Only have time for a short post right now, but I want to get it out before I forget.

Last night I dreamed I was visiting my middle school, and I ran into a woman I knew as being the mother of perhaps the most athletically gifted student in the school. She recognized me, and asked me what the best part about Syracuse was, and then, of course, I woke up.

I actually had to think about the answer to that one.

I’ve settled on it being the amazing people I’ve met–and I really have met some really awesome people.

However, there’s another aspect that I think should get mentioned.

Despite a football team that’s won five games total in the past two years, and 0-1 this year, Syracuse is a sports school.

Basketball seems to be the one thing that really truly unites the campus, but it’s not just Syracuse sports that gets the campus going.

This is where Yankees/Sox is at its best, outside of Fenway and the Bronx.

Last week was the first week of class. You think everyone would be anxious about that, anxious to see just how much work they’d have to do this semester (I have way, way too much for a semester in which I have to apply to grad school AND be a bridesmaid!) However, as I walked across campus, there was a tension that could be felt.

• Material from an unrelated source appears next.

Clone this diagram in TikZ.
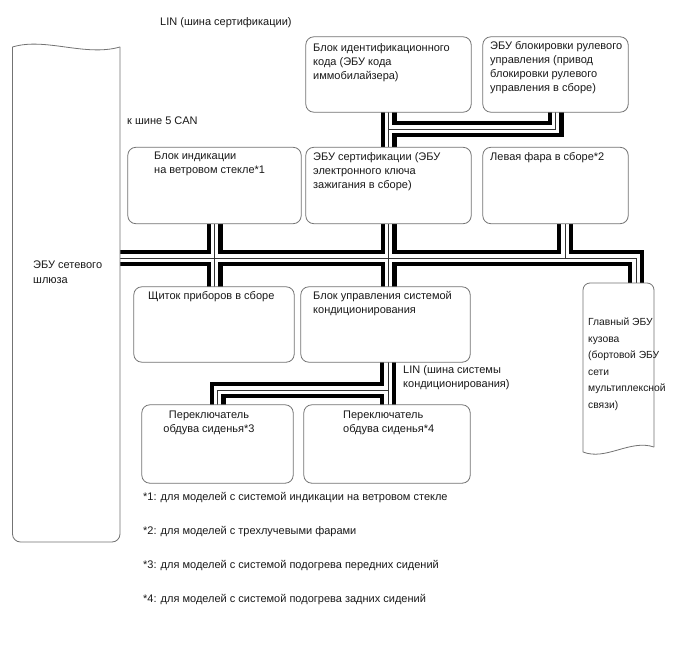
\documentclass[tikz,border=0pt]{standalone}
\usepackage{fontspec}
\setmainfont{Liberation Sans}
\tikzset{
  box/.style={draw=black!55, line width=0.8pt, fill=white, rounded corners=8pt, inner sep=0pt},
  anchorbox/.style={inner sep=0pt},
  txt/.style={font=\fontsize{11}{14}\selectfont, inner sep=0pt, align=left, anchor=north west, text=black!90},
  shapeline/.style={draw=black!55, line width=0.8pt, fill=white},
  busA/.style={line width=16pt, black, line join=miter, line cap=butt},
  busB/.style={line width=7.5pt, white, line join=miter, line cap=butt},
  busC/.style={line width=0.9pt, black!80, line join=miter, line cap=butt}
}
\newcommand\busnet[1]{%
  \draw[#1] (gw.east |- mR) -- (mR) -- (mR |- body.north);
  \draw[#1] (hud.south) -- (hud.south |- meter.north);
  \draw[#1] (cert.south) -- (cert.south |- ac.north);
  \draw[#1] (hx |- hl.south) -- (hx |- mR);
  \draw[#1] (id.south) -- (id.south |- cert.north);
  \draw[#1] (lt) -- (lt -| sl.south) -- (sl.south);
  \draw[#1] (la |- ac.south) -- (la |- sw4.north);
  \draw[#1] (la) -- (la -| sw3.north) -- (sw3.north);
}
\begin{document}
\begin{tikzpicture}[x=1pt,y=-1pt]
\fill[white] (0,0) rectangle (688,658);
\useasboundingbox (0,0) rectangle (688,658);

% anchor nodes for special shapes
\node[anchorbox, minimum width=107.5pt, minimum height=495pt] (gw) at (66.25,294.5) {};
\node[anchorbox, minimum width=71pt, minimum height=170pt] (body) at (618.5,368) {};

% boxes
\node[anchorbox, minimum width=165pt, minimum height=75pt] (id) at (388.5,74.5) {};
\node[anchorbox, minimum width=145pt, minimum height=75pt] (sl) at (555.5,74.5) {};
\node[anchorbox, minimum width=173pt, minimum height=76pt] (hud) at (214.5,185.5) {};
\node[anchorbox, minimum width=165pt, minimum height=76pt] (cert) at (388.5,185.5) {};
\node[anchorbox, minimum width=145pt, minimum height=76pt] (hl) at (555.5,185.5) {};
\node[anchorbox, minimum width=160pt, minimum height=75pt] (meter) at (214,324.5) {};
\node[anchorbox, minimum width=169pt, minimum height=75pt] (ac) at (385.5,324.5) {};
\node[anchorbox, minimum width=151pt, minimum height=78pt] (sw3) at (217.5,444) {};
\node[anchorbox, minimum width=166pt, minimum height=78pt] (sw4) at (387,444) {};

% junction coordinates
\coordinate (mR) at (636,258);
\coordinate (hx) at (565,0);
\coordinate (lt) at (388.5,129);
\coordinate (la) at (388,390);

% bus network (three layers)
\busnet{busA}
\busnet{busB}
\busnet{busC}

% box outlines
\foreach \n in {id,sl,hud,cert,hl,meter,ac,sw3,sw4}
  \draw[box] (\n.south west) rectangle (\n.north east);

% gateway ECU: wavy top, rounded bottom
\draw[shapeline, rounded corners=8pt] (120,47) -- (120,542) -- (12.5,542) -- (12.5,47);
\draw[draw=black!55, line width=0.8pt] (12.5,47) .. controls (45,37) and (85,57) .. (120,47);

% main body ECU: rounded top, wavy bottom
\draw[shapeline, rounded corners=7pt] (583,452) -- (583,283) -- (654,283) -- (654,447);
\draw[draw=black!55, line width=0.8pt] (654,447) .. controls (630,439) and (606,461) .. (583,452);

% texts
\node[txt] (tlin) at (160,17) {LIN (шина сертификации)};
\node[txt] (tcan) at (127,117) {к шине 5 CAN};
\node[txt] (tid) at (313,43) {Блок идентификационного\\кода (ЭБУ кода\\иммобилайзера)};
\node[txt] (tsl) at (490,41) {ЭБУ блокировки рулевого\\управления (привод\\блокировки рулевого\\управления в сборе)};
\node[txt] (thud) at (154,152) {Блок индикации\\на ветровом стекле*1};
\node[txt] (tcert) at (313,152) {ЭБУ сертификации (ЭБУ\\электронного ключа\\зажигания в сборе)};
\node[txt] (thl) at (490,152) {Левая фара в сборе*2};
\node[txt] (tmeter) at (148,291) {Щиток приборов в сборе};
\node[txt] (tac) at (313,291) {Блок управления системой\\кондиционирования};
\node[txt] (tlinac) at (403,365) {LIN (шина системы\\кондиционирования)};
\node[txt, align=center, anchor=north] (tsw3) at (209,411) {Переключатель\\обдува сиденья*3};
\node[txt] (tsw4) at (343,411) {Переключатель\\обдува сиденья*4};
\node[txt, font=\fontsize{10.3}{16.5}\selectfont] (tbody) at (588,318) {Главный ЭБУ\\кузова\\(бортовой ЭБУ\\сети\\мультиплексной\\связи)};
\node[txt, font=\fontsize{11}{15}\selectfont] (tgw) at (33,261) {ЭБУ сетевого\\шлюза};
\node[txt] (n1) at (143,492) {*1: для моделей с системой индикации на ветровом стекле};
\node[txt] (n2) at (143,526) {*2: для моделей с трехлучевыми фарами};
\node[txt] (n3) at (143,560) {*3: для моделей с системой подогрева передних сидений};
\node[txt] (n4) at (143,594) {*4: для моделей с системой подогрева задних сидений};
\end{tikzpicture}
\end{document}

Every fourth or fifth guy, and even a fair number of girls, was wearing some sort of Yankees or Red Sox hat or shirt. No one said anything, but no one had to.

In 2004, everyone, and I mean EVERYONE watched the ALCS. At the end of game seven, some students reportedly went and lit bonfires on the Quad–the center of campus.

There’s no doubt that this year will be more of the same.

Heck, even my geography professor got involved (albeit for the Phillies, who have a minority fan base here).

In a city that can boast only the second-to-last-place Chiefs (Toronto’s AAA team), Yankees-Sox is what it should be.

It doesn’t look like it at first, you have to dig a bit, but baseball lives here.

Anyway, I’ve got to get to class. I’ve got the sort of professors that actually care if you’re on time or not.